20130509-parlamento-europeo_770x450Non siamo sorpresi di queste preoccupazioni tedesche. I sistemi complessi vanno regolati e chi è responsabile deve prendere in considerazione gli scenari di vuoti di potere: nessun potere regolatore è sempre peggio di un potere troppo forte.

Tuttavia, siamo convinti che un revanscismo tedesco è l’unica cosa che non serve alla pace in Europa e al progresso dell’integrazione europea, che non può però essere bloccato da progetti e politiche egemoniche foriere di tragedie: i primi ad accorgersene e a capirlo dovrebbero essere proprio i tedeschi.

Serve dunque uno scatto di orgoglio che spinga la classe dirigente europea a trovare la via più breve ed efficace per la firma di un nuovo patto sociale europeo, improntato sul federalismo e sulla sussidiarietà. Occorre trovare lo scatto di fantasia costituzionale per dare all’Europa unita un “Compromesso del Connecticut”, che ridisegni le istituzioni federali attorno a un sistema di pesi e contrappesi efficiente ed efficace, l’unico antidoto alla tirannia. Lo Stato federale europeo sia lo strumento di pace e progresso dei popoli europei a servizio della Pace mondiale, così come insegna il discorso lungimirante di Robert Schuman del 1950.

Sessantatré anni dopo, di integrazione europea si ha sempre più bisogno, ma la diplomazia dei vertici di capi di stato e di governo o dei ministri degli Stati membri, delle eterne contrattazioni, delle strategie interne, delle logiche del “do ut facias”, non serve più. Occorre che l’Unione Europea diventi democratica in tutto il proprio castello istituzionale – dalla più lontana periferia alla sede del governo dell’Unione – che deve essere riformato in senso federale.
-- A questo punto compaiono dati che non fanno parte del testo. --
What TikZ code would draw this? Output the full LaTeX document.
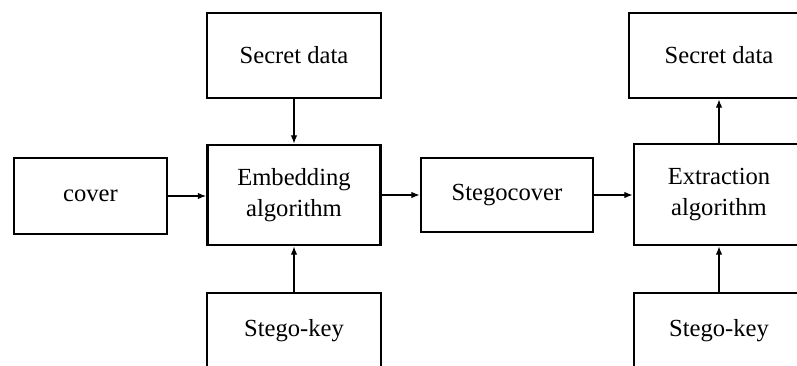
\documentclass[tikz,border=0pt]{standalone}
\usepackage{fontspec}
\setmainfont{Liberation Serif}
\usepackage{tikz}
\usetikzlibrary{arrows.meta, positioning}

\begin{document}
\begin{tikzpicture}[x=0.03cm, y=-0.03cm,
            blk/.style={rectangle, draw=black, line width=2.45pt, inner sep=0pt, align=center, font=\fontsize{21}{27}\selectfont},
            link/.style={draw=black, line width=0.9pt, -{Latex[length=7pt, width=5.5pt]}}]
            \useasboundingbox (0,0) rectangle (797,365);
            \clip (0,0) rectangle (797,365);
            \node[blk, minimum width=4.59cm, minimum height=2.28cm] (cover) at (90.5,196) {cover};
            \node[blk, minimum width=5.22cm, minimum height=2.55cm] (secretA) at (294,55.5) {Secret data};
            \node[blk, minimum width=5.19cm, minimum height=3.0cm] (embed) at (294,195) {Embedding\\algorithm};
            \node[blk, minimum width=5.22cm, minimum height=2.25cm] (keyA) at (294,330.5) {Stego-key};
            \node[blk, minimum width=5.16cm, minimum height=2.22cm] (stego) at (507,195) {Stegocover};
            \node[blk, minimum width=5.4cm, minimum height=2.55cm] (secretB) at (719,55.5) {Secret data};
            \node[blk, minimum width=5.1cm, minimum height=3.03cm] (extract) at (719,194.5) {Extraction\\algorithm};
            \node[blk, minimum width=5.1cm, minimum height=2.25cm] (keyB) at (719,330.5) {Stego-key};
            \draw[link] (cover) -- (cover -| embed.west);
            \draw[link] (secretA) -- (embed);
            \draw[link] (keyA) -- (embed);
            \draw[link] (embed.east |- stego) -- (stego);
            \draw[link] (stego) -- (stego -| extract.west);
            \draw[link] (extract) -- (secretB);
            \draw[link] (keyB) -- (extract);
        \end{tikzpicture}
\end{document}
Non è facile essere europeisti oggi, in un momento di crisi in cui vengono al pettine i nodi irrisolti di un processo che ha mancato di coraggio per intraprendere la via federale, ma serve chi racconti le cose come stanno, non chi cavalchi le tigri di carta della demagogia o insegua la sconoscenza diffusa, per promuovere antistorici nazionalismi e particolarismi.

Sull’evoluzione delle Tredici Colonie nordamericane in Stato Federale noi europei abbiamo duecentoventisei anni di ritardo. Sarà il caso di darsi una mossa, attraverso un ricambio generale della classe politica, una nuova aristocrazia del sapere che allontani demagoghi e falsi profeti. Lo dobbiamo ai nostri figli e ai nostri nipoti, lo dobbiamo alla nostra speranza di vivere in un Paese che si senta unito nel comune destino. Questa è la vera rivoluzione progressista per il Vecchio Continente, che può diventare la Nuova Frontiera per la Pace nel mondo.

Se così non avvenisse, non è difficile prevedere che l’erba trastulla di Agnelli e Cabiati assumerebbe sempre di più le forme della gramigna infestante di un nuovo fascismo, anticamera di nuovi orrori.